Yes, a dry stack stone planter is worth it if you want a durable, attractive, natural-looking raised bed that improves your landscape and gives plants a defined home. It is especially worthwhile for homeowners who enjoy DIY projects, appreciate rustic materials, and want something more permanent than a wooden garden box.
However, it is not the fastest or lightest planter option. Stone is heavy. Fitting irregular pieces takes time. Building a stable wall requires care. If your main goal is speed, a kit planter may be better. If your goal is character, longevity, and garden charm, dry stack stone is hard to beat.
Real-World Experiences With Dry Stack Stone Planters
After seeing many dry stack stone planters in real yards, one lesson becomes clear: the best ones look relaxed, but they are carefully planned. The casual beauty is not an accident. Behind every charming stone planter is usually someone who spent a surprising amount of time choosing the “right” rock, turning it three times, setting it down, picking it back up, and muttering something unpublishable.

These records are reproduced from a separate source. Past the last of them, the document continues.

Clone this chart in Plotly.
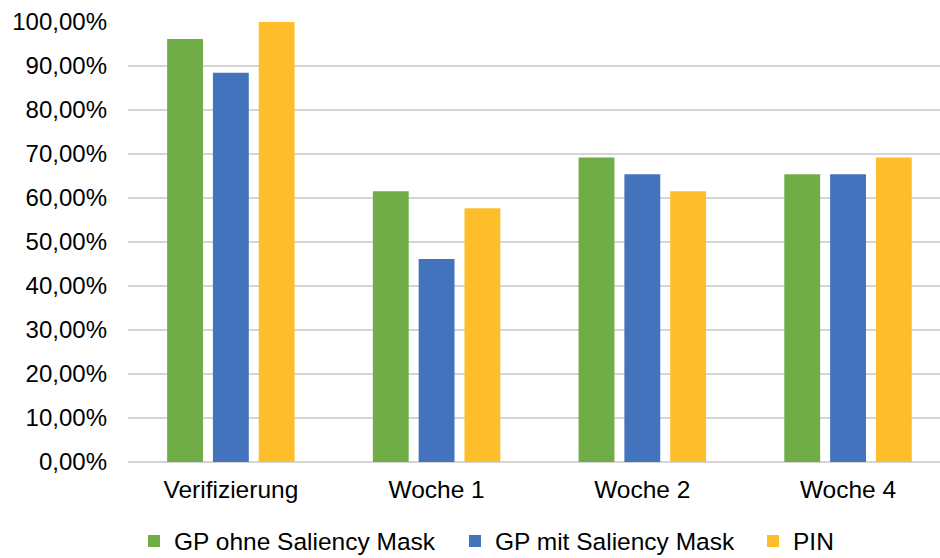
import plotly.graph_objects as go

categories = ["Verifizierung", "Woche 1", "Woche 2", "Woche 4"]
gp_ohne = [0.9615, 0.6154, 0.6923, 0.6538]
gp_mit = [0.8846, 0.4615, 0.6538, 0.6538]
pin = [1.0, 0.5769, 0.6154, 0.6923]

series = [
    ("GP ohne Saliency Mask", gp_ohne, "#70AD47", "legend", 134),
    ("GP mit Saliency Mask", gp_mit, "#4373BC", "legend2", 455),
    ("PIN", pin, "#FEBE2B", "legend3", 753),
]

FAMILY = "Liberation Sans, Arial, sans-serif"
font = dict(family=FAMILY, size=24.5, color="#000000")
GRID = "#D5D5D5"

fig = go.Figure()
legends = {}
for name, vals, color, lg, lx in series:
    fig.add_trace(go.Bar(x=categories, y=vals, name=name, marker_color=color,
                         marker_line_width=0, legend=lg))
    legends[lg] = dict(orientation="h", xref="container", yref="container",
                       x=lx / 940, xanchor="left", y=1 - 541 / 558, yanchor="middle",
                       font=dict(family=FAMILY, size=24.5, color="#000000"),
                       bgcolor="rgba(0,0,0,0)", borderwidth=0)

fig.update_layout(
    width=940, height=558,
    margin=dict(l=128, r=0, t=22, b=96, autoexpand=False),
    paper_bgcolor="white", plot_bgcolor="white",
    separators=",.",
    barmode="group", bargap=0.332, bargroupgap=0.217,
    font=font,
    showlegend=True,
    **legends,
)
fig.update_yaxes(range=[0, 1.0], dtick=0.1, tickformat=".2%", showgrid=True,
                 gridcolor=GRID, gridwidth=2, zeroline=True, zerolinecolor=GRID,
                 zerolinewidth=2, ticks="", showline=False, automargin=False,
                 ticklabelstandoff=20, tickfont=dict(family=FAMILY, size=24, color="#000000"))
fig.update_xaxes(range=[-0.5, 3.447], showgrid=False, ticks="", showline=False,
                 automargin=False, ticklabelstandoff=10, tickfont=font)

fig.write_html("out.html")
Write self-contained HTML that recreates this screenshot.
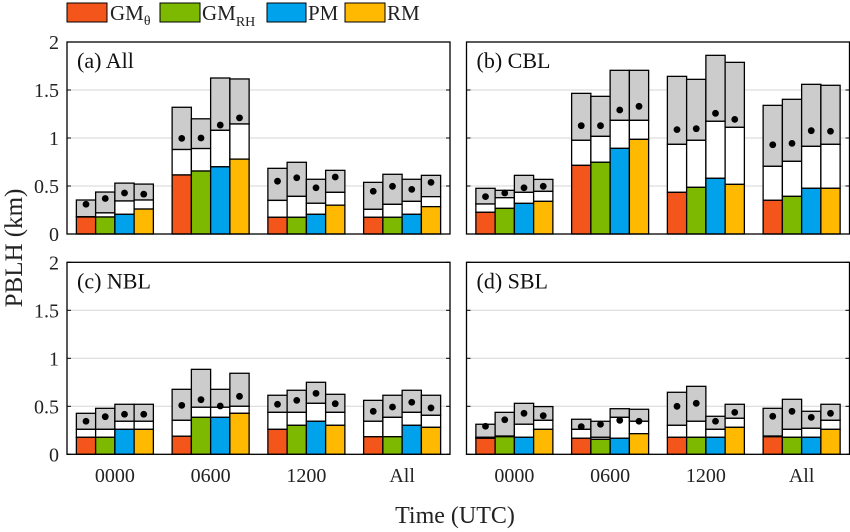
<!DOCTYPE html>
<html><head><meta charset="utf-8">
<style>
html,body{margin:0;padding:0;background:#fff;}
svg{display:block;font-family:"Liberation Serif",serif;}
</style></head>
<body>
<svg id="chart" width="850" height="532" viewBox="0 0 850 532" xmlns="http://www.w3.org/2000/svg">
  <g id="legend">
    <g>
      <rect x="67" y="3" width="40" height="19" fill="#F4551A" stroke="#000" stroke-width="1"/>
      <text x="110" y="20" font-size="21" fill="#222">GM<tspan font-size="14" dy="5">θ</tspan></text>
    </g>
    <g>
      <rect x="160" y="3" width="40" height="19" fill="#7DB900" stroke="#000" stroke-width="1"/>
      <text x="202" y="20" font-size="21" fill="#222">GM<tspan font-size="14" dy="6">RH</tspan></text>
    </g>
    <g>
      <rect x="267" y="3" width="39" height="19" fill="#00A2EC" stroke="#000" stroke-width="1"/>
      <text x="308" y="20" font-size="21" fill="#222">PM</text>
    </g>
    <g>
      <rect x="345" y="3" width="40" height="19" fill="#FFB900" stroke="#000" stroke-width="1"/>
      <text x="387" y="20" font-size="21" fill="#222">RM</text>
    </g>
  </g>
  <text transform="translate(22,248) rotate(-90)" text-anchor="middle" font-size="25" fill="#222">PBLH (km)</text>
  <text x="455" y="523" text-anchor="middle" font-size="24" fill="#222">Time (UTC)</text>
  <g id="panels"></g>
</svg>
<script>
// categories
const groups = ["0000", "0600", "1200", "All"];
const methods = ["GMθ", "GMRH", "PM", "RM"];
const yTicks = [0, 0.5, 1, 1.5, 2];
const yTickLabels = ["0", "0.5", "1", "1.5", "2"];
const panelTitles = ["(a) All", "(b) CBL", "(c) NBL", "(d) SBL"];

// (a) All — order: group-major, 4 methods per group
const aLow  = [0.177,0.177,0.205,0.26, 0.615,0.656,0.70,0.78, 0.174,0.174,0.205,0.30, 0.174,0.174,0.205,0.285];
const aMid  = [0.18,0.22,0.344,0.354, 0.88,0.89,1.08,1.146, 0.35,0.392,0.32,0.434, 0.257,0.309,0.34,0.389];
const aHigh = [0.354,0.437,0.53,0.52, 1.32,1.20,1.625,1.615, 0.684,0.747,0.57,0.663, 0.538,0.622,0.57,0.611];
const aMean = [0.31,0.37,0.427,0.415, 0.996,1.0,1.135,1.21, 0.55,0.586,0.482,0.594, 0.445,0.497,0.465,0.538];
// (b) CBL
const bLow  = [0.226,0.267,0.319,0.34, 0.715,0.747,0.892,0.986, 0.434,0.486,0.58,0.517, 0.351,0.392,0.476,0.476];
const bMid  = [0.3125,0.378,0.434,0.444, 0.976,1.017,1.184,1.184, 0.934,0.976,1.174,1.111, 0.705,0.757,0.913,0.934];
const bHigh = [0.476,0.455,0.611,0.569, 1.465,1.434,1.705,1.705, 1.642,1.611,1.861,1.788, 1.34,1.403,1.559,1.549];
const bMean = [0.389,0.427,0.482,0.497, 1.128,1.128,1.292,1.33, 1.087,1.097,1.257,1.194, 0.93,0.944,1.076,1.07];
// (c) NBL
const cLow  = [0.177,0.177,0.26,0.26, 0.188,0.385,0.385,0.427, 0.26,0.302,0.344,0.302, 0.183,0.183,0.302,0.281];
const cMid  = [0.26,0.26,0.344,0.344, 0.354,0.49,0.49,0.50, 0.437,0.437,0.531,0.437, 0.344,0.385,0.437,0.406];
const cHigh = [0.427,0.479,0.521,0.521, 0.677,0.885,0.677,0.844, 0.615,0.667,0.75,0.625, 0.562,0.615,0.667,0.615];
const cMean = [0.344,0.392,0.417,0.417, 0.51,0.569,0.503,0.604, 0.521,0.562,0.635,0.527, 0.448,0.493,0.542,0.483];
// (d) SBL
const dLow  = [0.167,0.183,0.177,0.26, 0.167,0.156,0.167,0.215, 0.177,0.177,0.177,0.281, 0.183,0.177,0.177,0.26];
const dMid  = [0.177,0.19,0.313,0.354, 0.26,0.177,0.385,0.344, 0.302,0.344,0.26,0.375, 0.19,0.26,0.271,0.354];
const dHigh = [0.313,0.437,0.531,0.497, 0.365,0.344,0.475,0.469, 0.646,0.708,0.396,0.521, 0.479,0.573,0.448,0.521];
const dMean = [0.292,0.36,0.427,0.402, 0.288,0.313,0.354,0.344, 0.5,0.531,0.344,0.437, 0.396,0.448,0.385,0.427];

const lowSets = [aLow, bLow, cLow, dLow];
const midSets = [aMid, bMid, cMid, dMid];
const highSets = [aHigh, bHigh, cHigh, dHigh];
const meanSets = [aMean, bMean, cMean, dMean];

const colors = ["#F4551A", "#7DB900", "#00A2EC", "#FFB900"];
const NS = "http://www.w3.org/2000/svg";
const root = document.getElementById("panels");
const PW = 383, PH = 192;
const boxes = [[67, 42], [466.5, 42], [67, 262.3], [466.5, 262.3]];
const names = ["all", "cbl", "nbl", "sbl"];

function mk(tag, attrs, parent) {
  const e = document.createElementNS(NS, tag);
  for (const k in attrs) e.setAttribute(k, attrs[k]);
  parent.appendChild(e);
  return e;
}

for (let p = 0; p < 4; p++) {
  const [x0, y0] = boxes[p];
  const yScale = v => y0 + PH - v / 2 * PH;
  const gw = PW / groups.length;
  const bw = 19.25;
  const xGroup = g => x0 + gw * (g + 0.5);
  const g = mk("g", {}, root);
  
  
  mk("rect", {x: x0, y: y0, width: PW, height: PH, fill: "#fff"}, g);
  yTicks.forEach((t, i) => {
    if (t > 0 && t < 2) {
      const gl = mk("line", {x1: x0, x2: x0 + PW, y1: yScale(t), y2: yScale(t), stroke: "#d6d6d6", "stroke-width": 1}, g);
      
      
    }
    mk("line", {x1: x0, x2: x0 + 4, y1: yScale(t), y2: yScale(t), stroke: "#000", "stroke-width": 1}, g);
    mk("line", {x1: x0 + PW - 4, x2: x0 + PW, y1: yScale(t), y2: yScale(t), stroke: "#000", "stroke-width": 1}, g);
    if (p % 2 === 0) {
      const tl = mk("text", {x: 59, y: yScale(t) + 7, "text-anchor": "end", "font-size": 20, fill: "#222"}, g);
      tl.textContent = yTickLabels[i];
      
      
    }
  });
  const low = lowSets[p], mid = midSets[p], high = highSets[p], mean = meanSets[p];
  for (let gi = 0; gi < groups.length; gi++) {
    for (let m = 0; m < methods.length; m++) {
      const idx = gi * methods.length + m;
      const bx = xGroup(gi) - 2 * bw + m * bw;
      const yb = yScale(0);
      const g1 = mk("g", {}, g);
      
      
      mk("rect", {x: bx, y: yScale(high[idx]), width: bw, height: yScale(mid[idx]) - yScale(high[idx]), fill: "#cccccc", stroke: "#000", "stroke-width": 1.3}, g1);
      mk("rect", {x: bx, y: yScale(mid[idx]), width: bw, height: yScale(low[idx]) - yScale(mid[idx]), fill: "#fff", stroke: "#000", "stroke-width": 1.3}, g1);
      mk("rect", {x: bx, y: yScale(low[idx]), width: bw, height: yb - yScale(low[idx]), fill: colors[m], stroke: "#000", "stroke-width": 1.3}, g1);
      const dot = mk("circle", {cx: bx + bw / 2, cy: yScale(mean[idx]), r: 3.4, fill: "#000"}, g1);
      
      
    }
    if (p >= 2) {
      const xl = mk("text", {x: xGroup(gi), y: 482, "text-anchor": "middle", "font-size": 20, fill: "#222"}, g);
      xl.textContent = groups[gi];
      
      
    }
  }
  mk("rect", {x: x0, y: y0, width: PW, height: PH, fill: "none", stroke: "#000", "stroke-width": 1.3}, g);
  const tt = mk("text", {x: x0 + 10, y: y0 + 26, "font-size": 22, fill: "#111"}, g);
  tt.textContent = panelTitles[p];
  
  
}
</script>
</body></html>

One of the most useful experiences is starting small. A low herb planter near a kitchen door is a perfect first project. It teaches the basics of layout, trenching, leveling, stacking, and backfilling without overwhelming the builder. A simple 2-foot by 6-foot herb bed can hold rosemary, thyme, parsley, basil, chives, and oregano while giving the homeowner daily practice in maintaining soil moisture. Because stone can warm up in the sun, Mediterranean herbs often look especially happy in this type of planter. They seem to understand the assignment.
Another common lesson is that stone selection matters more than people expect. A pallet of beautiful but irregular stone may look romantic at the supplier, then become a wrestling match in the yard. Flat stones stack faster. Stones with depth create stronger walls. Long stones that reach back into the wall are valuable because they tie the structure together. Thin face stones may look nice, but they do not always provide enough stability. Experienced builders often sort stones into piles before stacking: large base stones, medium wall stones, small chinking stones, and flat cap stones. This simple step saves time and prevents the classic problem of needing a perfect cap stone after you already buried it in course two.
Drainage is another lesson people learn quickly, sometimes the hard way. A planter that sits in a low, wet corner may struggle no matter how pretty the wall looks. Plants can yellow, roots can rot, and the wall can shift if water pressure builds behind it. The better approach is to observe the yard after rain before building. If water naturally flows through the area, redirect it, raise the planter, or choose a better location. A dry stack planter should manage water gracefully, not become a tiny decorative dam.
Soil settling is also normal. Many first-time builders fill the planter to the perfect height, plant it beautifully, and then discover a month later that the soil has dropped several inches. This is not failure. Compost breaks down, loose soil consolidates, and watering pulls particles into gaps. Keep extra compost and planting mix available for topping off. In the first season, expect adjustments. A garden is not furniture; it moves, grows, settles, and occasionally behaves like it has its own opinions.
Plant choice can make or break the finished look. A brand-new stone planter may appear a little harsh until plants soften the edges. Trailing thyme, creeping Jenny, sedum, nasturtiums, strawberries, and low-growing herbs can spill over the stone and make the wall look settled into the landscape. Upright plants add structure, while mounding perennials fill gaps. The most attractive planters usually combine several textures: fine leaves, broad leaves, flowers, and evergreen elements.
The final experience worth sharing is emotional: dry stack stone planters feel satisfying because they are built by hand. Each stone has to be considered. Each course shows progress. When the project is finished, the planter does not look like something simply purchased and placed. It looks made. That sense of permanence is rare in a world full of quick outdoor upgrades. A dry stack stone planter gives the garden roots before the plants even go in.
Conclusion
A dry stack stone planter is more than a raised bed with a rugged outfit. It is a practical landscape feature that improves soil control, adds structure, supports beautiful planting designs, and brings timeless character to outdoor spaces. The secret is not complicated: choose good stone, prepare a compacted base, stack with care, plan for drainage, and fill the bed with soil your plants will actually enjoy.
Build it low, build it solid, and let the plants soften the edges. In return, you get a planter that can make a front yard feel more welcoming, a patio feel more finished, and a vegetable garden feel less like a chore zone and more like a place you actually want to visit. And yes, you may develop strong opinions about rocks. That is normal. The garden understands.
Note: This article is for general landscaping education. For tall walls, steep slopes, heavy soil pressure, poor drainage, or areas near foundations and driveways, consult a qualified landscape professional or engineer before building.